Besides this general process of articulation, but yet as the direct consequence of it, we have to distinguish three different modes of designating objects or thoughts employed in speech, and these are the imitative, the symbolical, and the analogical. In the imitative designation the tone or note characteristic of an object is reproduced in the word, as closely as articulate sounds can be made to correspond to inarticulate ones. The two sounds are here brought into a direct conflict with each other, and this mode is on that account not exempt from a certain degree of crudity. It is almost exclusively confined to the names or the characterization of objects, and generally disappears with the advancement of a language. In the symbolical designation there is an indirect imitation of some quality which the sound and object have in common. For this purpose the objects are designated by sounds which, partly in themselves, partly in comparison with others, produce an impression on the ear similar to that which the object itself leaves on the mind; as, for example, the terms stand, steady, sturdy, stout, give us the impression of something firm, &c. This principle has exercised great power in the primitive formation of words, and its effect is even visible in those indications of more general relations which have already become known to us as grammatical forms.

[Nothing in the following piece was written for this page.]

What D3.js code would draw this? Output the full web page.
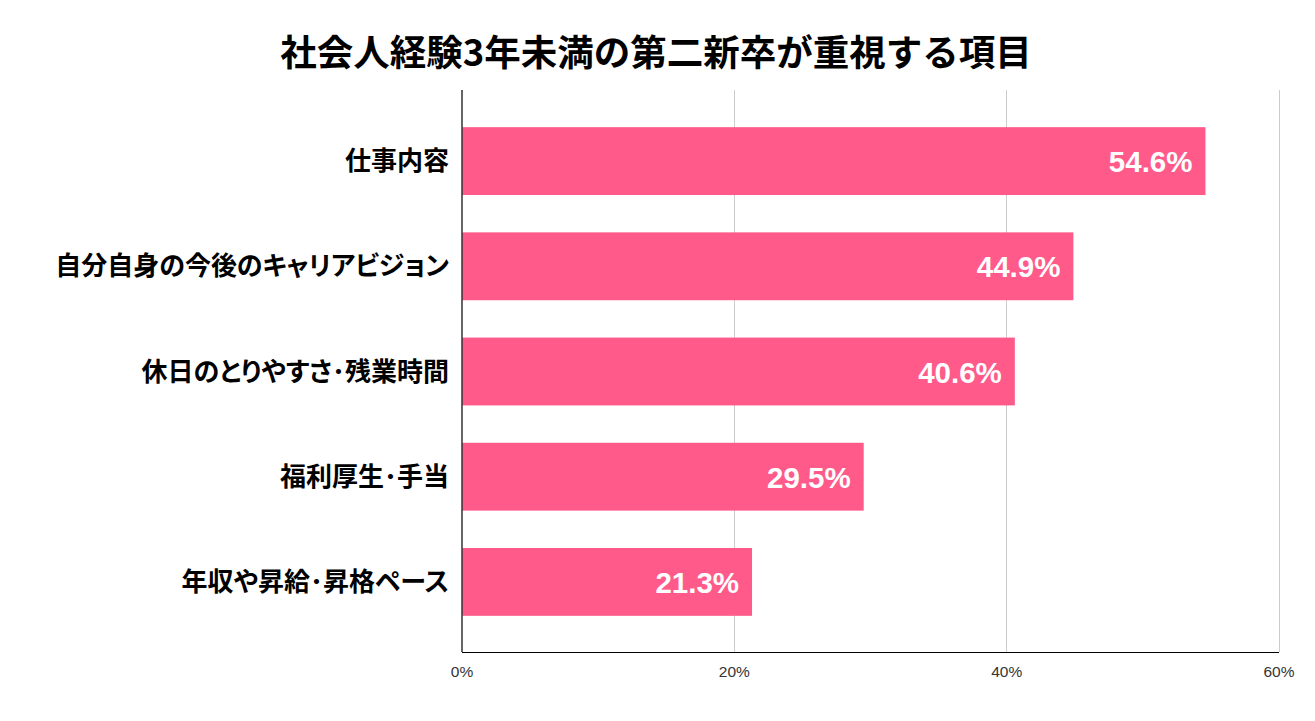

In the analogical designation, finally, the words whose significations are more or less closely related are also expressed by similar sounds. There is, however, here no direct reference to the character inherent in the sounds themselves, as there is in the symbolical designation, but only to the affinity or analogy of sense. The principle is, therefore, but a secondary one, although it has likewise shown itself pre-eminently prolific of results.*

Einleitung, pp. 80-85.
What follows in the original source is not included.